Customers wanted responsive, timely communications, and they wanted their expectations to be managed. It mattered more to customers to know that an incident was being handled, then knowing exactly when it would be repaired. However, if “live” information was available, they would like to be informed as and when it became available where possible.

Customer research report & recommendations

At the end of this period a Customer Research Report was presented to the team. Inside the document, the qualitative and quantitive data was combined, and recommendations based on the current sitemap and Google Analytics were made.

Defining requirements and quick wins

After this we defined the top requirements and “quick wins” document which would help us design the first set of wireframes to present to the client.

I developed the sitemap (with guidance and sense-checks from Sally Creasey) and presented the client with three versions – as well as a proposed “My Account” content hierarchy (post-log in).

Even though the site was only a ‘prototype’ for the pitch, we needed to get an idea of real content needs and hierarchies to create the wireframes and designs, so this step was necessary.


The last deliverables from the research part of the project were personas, which were used alongside the data gathered, to inform us of how user journeys might flow.

I assigned each persona with one of the ‘top tasks’ (billing/water usage/incident reporting/moving home) – this helped us define where there were any overlaps/crossover in the journeys, and helped me edit the user journeys down from draft into more defined, final user journeys (used alongside the input we received from the client in the Paper Prototyping workshop). It also helped us to communicate the needs of the customers to the client in a quick and concise way (instead of a post-it note deluge).

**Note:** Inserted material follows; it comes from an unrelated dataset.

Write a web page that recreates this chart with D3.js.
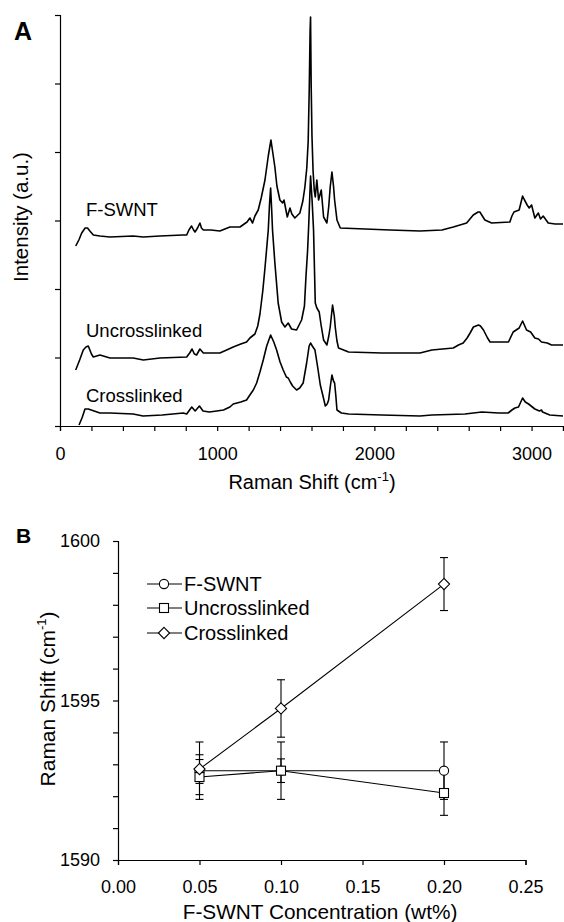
<!DOCTYPE html>
<html><head><meta charset="utf-8">
<script src="https://cdn.jsdelivr.net/npm/d3@7"></script>
<style>body{margin:0;background:#fff} svg{display:block} text{font-family:"Liberation Sans",Arial,Helvetica,sans-serif;fill:#000}</style>
</head><body><svg id="c" width="564" height="922"></svg>
<script>
// ---------- Panel A data: Raman spectra [shift (cm-1), intensity (a.u.)] ----------
const specNames = ["F-SWNT", "Uncrosslinked", "Crosslinked"];
const specFSWNT = [[100,180],[120,186],[138,193],[160,198],[175,198],[190,195],[212,191],[254,190],[318,189],[466,190],[530,189],[636,190],[780,191],[806,191],[820,196],[837,200],[850,196],[859,194],[875,198],[890,203],[900,198],[912,196],[960,196],[1017,195],[1081,199],[1145,199],[1190,204],[1208,208],[1225,203],[1240,210],[1261,216],[1280,228],[1304,246],[1325,270],[1342,286],[1355,272],[1367,259],[1380,240],[1399,226],[1416,223],[1425,226],[1446,209],[1463,218],[1475,212],[1494,208],[1526,213],[1545,225],[1558,239],[1570,258],[1579,285],[1586,340],[1591,395],[1594,409],[1598,340],[1603,290],[1610,255],[1618,235],[1624,229],[1634,246],[1645,226],[1662,236],[1677,209],[1698,203],[1710,220],[1719,239],[1730,254],[1740,240],[1747,226],[1762,206],[1783,198],[1942,197],[2100,196],[2290,195],[2430,196],[2502,199],[2587,203],[2629,211],[2660,214],[2671,214],[2703,206],[2746,203],[2862,204],[2875,210],[2888,214],[2921,216],[2943,230],[2955,226],[2972,221],[2985,218],[3000,221],[3021,208],[3043,213],[3057,207],[3074,210],[3106,203],[3150,202],[3200,202]];
const specUncross = [[100,56],[125,66],[148,76],[165,79],[180,80],[200,72],[212,69],[254,71],[318,68],[466,68],[530,66],[636,68],[806,69],[825,73],[840,77],[855,72],[869,71],[890,77],[912,73],[933,73],[997,73],[1017,73],[1060,76],[1102,79],[1150,82],[1187,84],[1208,88],[1240,92],[1258,100],[1272,112],[1290,135],[1304,158],[1325,196],[1333,222],[1340,238],[1347,215],[1352,196],[1367,163],[1388,123],[1410,104],[1431,99],[1452,103],[1473,97],[1505,96],[1537,106],[1555,120],[1565,150],[1575,175],[1582,200],[1594,250],[1604,225],[1613,196],[1624,123],[1634,118],[1649,114],[1662,100],[1677,86],[1698,81],[1710,90],[1719,99],[1734,121],[1745,110],[1751,99],[1762,85],[1772,78],[1836,74],[2048,73],[2290,73],[2366,76],[2502,78],[2535,81],[2565,83],[2590,88],[2609,93],[2630,99],[2662,101],[2675,100],[2694,96],[2720,88],[2736,84],[2800,84],[2853,84],[2883,94],[2921,98],[2943,105],[2968,96],[2994,94],[3021,88],[3044,87],[3063,84],[3100,83],[3127,81],[3200,81]];
const specCross = [[121,1],[140,8],[159,17],[180,17],[254,13],[318,13],[466,12],[528,10],[650,11],[784,13],[806,12],[838,19],[860,15],[887,20],[910,15],[950,14],[997,15],[1040,16],[1081,19],[1102,22],[1150,24],[1187,26],[1208,31],[1230,36],[1251,43],[1272,54],[1293,66],[1315,80],[1340,91],[1360,84],[1378,76],[1400,64],[1420,56],[1440,49],[1452,48],[1465,44],[1480,40],[1505,36],[1525,38],[1547,43],[1569,63],[1585,80],[1594,83],[1605,80],[1622,76],[1640,58],[1656,41],[1670,32],[1688,20],[1700,22],[1709,26],[1720,40],[1730,51],[1740,45],[1747,43],[1755,30],[1762,16],[1790,13],[1836,12],[2048,11],[2290,10],[2366,11],[2576,12],[2684,14],[2790,13],[2851,13],[2875,16],[2894,18],[2917,19],[2943,28],[2960,24],[2981,22],[3021,17],[3050,15],[3063,16],[3070,14],[3116,11],[3200,10]];
const xTicksA = [0, 1000, 2000, 3000];

// ---------- Panel B data ----------
const conc = [0.05, 0.10, 0.20];
const seriesNames = ["F-SWNT", "Uncrosslinked", "Crosslinked"];
const shiftFSWNT   = [1592.8, 1592.8, 1592.8];
const errFSWNT     = [0.9, 0.9, 0.9];
const shiftUncross = [1592.6, 1592.8, 1592.1];
const errUncross   = [0.55, 0.37, 0.7];
const shiftCross   = [1592.85, 1594.75, 1598.65];
const errCross     = [0.45, 0.9, 0.83];
const xTicksB = [0, 0.05, 0.10, 0.15, 0.20, 0.25];
const yTicksB = [1590, 1595, 1600];

const svg = d3.select("#c");
const FONT = 18;

// ================= Panel A =================
const xA = d3.scaleLinear().domain([0, 3200]).range([60, 563]);
const yA = d3.scaleLinear().domain([0, 411]).range([426, 15]);

const gxA = svg.append("g").attr("transform", "translate(0,426)")
  .call(d3.axisBottom(xA).tickValues(d3.range(0, 3201, 200)).tickSize(5).tickPadding(16)
    .tickFormat(d => xTicksA.includes(d) ? d : ""));
const gyA = svg.append("g").attr("transform", "translate(60,0)")
  .call(d3.axisLeft(yA).tickValues(d3.range(0, 412, 68.5)).tickSize(5).tickFormat(""));
[gxA, gyA].forEach(g => {
  g.select(".domain").attr("stroke", "#000").attr("stroke-width", 1.2);
  g.selectAll(".tick line").attr("stroke", "#000").attr("stroke-width", 1.2);
  g.selectAll("text").attr("font-size", FONT).attr("font-family", "Liberation Sans, Arial, sans-serif").attr("fill", "#000");
});

const lineA = d3.line().x(d => xA(d[0])).y(d => yA(d[1]));
[specFSWNT, specUncross, specCross].forEach(s => {
  svg.append("path").datum(s).attr("d", lineA).attr("fill", "none")
    .attr("stroke", "#000").attr("stroke-width", 1.6).attr("stroke-linejoin", "round");
});

// spectrum labels
const labY = [216, 336.5, 401.5];
specNames.forEach((n, i) => {
  svg.append("text").attr("x", 86).attr("y", labY[i]).attr("font-size", 18.5).text(n);
});

// axis titles
const tA = svg.append("text").attr("x", 312).attr("y", 489).attr("text-anchor", "middle").attr("font-size", 20);
tA.append("tspan").text("Raman Shift (cm");
tA.append("tspan").attr("font-size", 13).attr("dy", -8).text("-1");
tA.append("tspan").attr("dy", 8).text(")");
svg.append("text").attr("transform", "translate(28,217) rotate(-90)").attr("text-anchor", "middle")
  .attr("font-size", 20.5).text("Intensity (a.u.)");
svg.append("text").attr("x", 14).attr("y", 40).attr("font-size", 25).attr("font-weight", "bold").text("A");

// ================= Panel B =================
const xB = d3.scaleLinear().domain([0, 0.25]).range([118, 525.5]);
const yB = d3.scaleLinear().domain([1590, 1600]).range([860, 541]);

const gxB = svg.append("g").attr("transform", "translate(0,860)")
  .call(d3.axisBottom(xB).tickValues(xTicksB).tickSize(5).tickPadding(15).tickFormat(d3.format(".2f")));
const gyB = svg.append("g").attr("transform", "translate(118,0)")
  .call(d3.axisLeft(yB).tickValues(d3.range(1590, 1600.5, 1)).tickSize(5).tickPadding(13)
    .tickFormat(d => yTicksB.includes(d) ? d : ""));
[gxB, gyB].forEach(g => {
  g.select(".domain").attr("stroke", "#000").attr("stroke-width", 1.2);
  g.selectAll(".tick line").attr("stroke", "#000").attr("stroke-width", 1.2);
  g.selectAll("text").attr("font-size", FONT).attr("font-family", "Liberation Sans, Arial, sans-serif").attr("fill", "#000");
});

const seriesB = [
  {name: seriesNames[0], v: shiftFSWNT, e: errFSWNT, m: "circle"},
  {name: seriesNames[1], v: shiftUncross, e: errUncross, m: "square"},
  {name: seriesNames[2], v: shiftCross, e: errCross, m: "diamond"}
];

function marker(g, type, cx, cy) {
  if (type === "circle") {
    g.append("circle").attr("cx", cx).attr("cy", cy).attr("r", 4.6)
      .attr("fill", "#fff").attr("stroke", "#000").attr("stroke-width", 1.1);
  } else if (type === "square") {
    g.append("rect").attr("x", cx - 4.5).attr("y", cy - 4.5).attr("width", 9).attr("height", 9)
      .attr("fill", "#fff").attr("stroke", "#000").attr("stroke-width", 1.1);
  } else {
    const r = 5.6;
    g.append("path").attr("d", `M${cx},${cy - r}L${cx + r},${cy}L${cx},${cy + r}L${cx - r},${cy}Z`)
      .attr("fill", "#fff").attr("stroke", "#000").attr("stroke-width", 1.1);
  }
}

const lineB = d3.line().x(d => xB(d[0])).y(d => yB(d[1]));
seriesB.forEach(s => {
  const pts = conc.map((c, i) => [c, s.v[i]]);
  svg.append("path").datum(pts).attr("d", lineB).attr("fill", "none").attr("stroke", "#000").attr("stroke-width", 1.1);
});
seriesB.forEach(s => {
  conc.forEach((c, i) => {
    const x = xB(c), y1 = yB(s.v[i] + s.e[i]), y2 = yB(s.v[i] - s.e[i]);
    const g = svg.append("g").attr("stroke", "#000").attr("stroke-width", 1.1);
    g.append("line").attr("x1", x).attr("x2", x).attr("y1", y1).attr("y2", y2);
    g.append("line").attr("x1", x - 4).attr("x2", x + 4).attr("y1", y1).attr("y2", y1);
    g.append("line").attr("x1", x - 4).attr("x2", x + 4).attr("y1", y2).attr("y2", y2);
  });
});
seriesB.forEach(s => {
  conc.forEach((c, i) => marker(svg, s.m, xB(c), yB(s.v[i])));
});

// legend
const legY = [584, 608, 633];
seriesB.forEach((s, i) => {
  const g = svg.append("g");
  g.append("line").attr("x1", 147).attr("x2", 182).attr("y1", legY[i]).attr("y2", legY[i])
    .attr("stroke", "#000").attr("stroke-width", 1.1);
  marker(g, s.m, 164, legY[i]);
  g.append("text").attr("x", 184).attr("y", legY[i] + 7).attr("font-size", 20).text(s.name);
});

// axis titles B
svg.append("text").attr("x", 320).attr("y", 919).attr("text-anchor", "middle").attr("font-size", 20.8)
  .text("F-SWNT Concentration (wt%)");
const tB = svg.append("text").attr("transform", "translate(55,699) rotate(-90)").attr("text-anchor", "middle").attr("font-size", 21);
tB.append("tspan").text("Raman Shift (cm");
tB.append("tspan").attr("font-size", 13).attr("dy", -9).text("-1");
tB.append("tspan").attr("dy", 9).text(")");
svg.append("text").attr("x", 16).attr("y", 543).attr("font-size", 21).attr("font-weight", "bold").text("B");
</script></body></html>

Prototypes & User journeys

The next phase of the project happened very rapidly – we had approx. 3 weeks to go from sketched wireframes to full ‘presentation ready’ designs.
Based on an internal team decision – I was asked to wireframe the user journeys, based on the four main ‘points of issue’ uncovered during the research part of the project, and decide which would be ideal to present and lead the Board through.
Once this was decided, the wireframes would be taken through to final design stage for the chosen user journey(s), the Home Page and the landing page of the My Accounts section.

Paper prototyping

During the first User Journey walk-through with the client, I had drawn paper wireframes of the pages shown in the Draft User Journey Document (download link below). This way, I could show content hierarchies of the pages, and link these through to the proposed user journey. This proved to be a very quick but valuable exercise. We took about 30 minutes going through the user journeys and getting feedback from the client about what they would like to see (from a business and customer perspective) – ensuring everyone was, quite literally, ‘on the same page’. It also opened up room for questions which needed to be flagged about proposed functionality (which would need to be quoted for in the following stages of the project).

The action gif on the left shows the paper prototype of the “Sign up for a water meter” user experience.

As we had begun wire-framing and intial design (the Home page, along with some other visual ideas were shown at the meeting too), I updated the user journeys with real wireframes wherever possible, and continued to do so as we went on.

This eventually led to a more refined user journey and wireframes which were shown at the Board presentation.


Finalising user journeys & wireframing

The last part of the project was very collaborative. Andrew and I were working in tandem on Sketch – as I was finalising wireframes, Andrew would take them through to design. Whenever needed we would consult and chat through things, and I would write copy when required (if I hadn’t already written the final copy in on the wireframe).
While we finalised these, I was also collaborating with a consultant who was assisting in writing out the User Stories for each journey. These would be passed onto the Affinity Water tech team so they could define the full scope of the project effectively.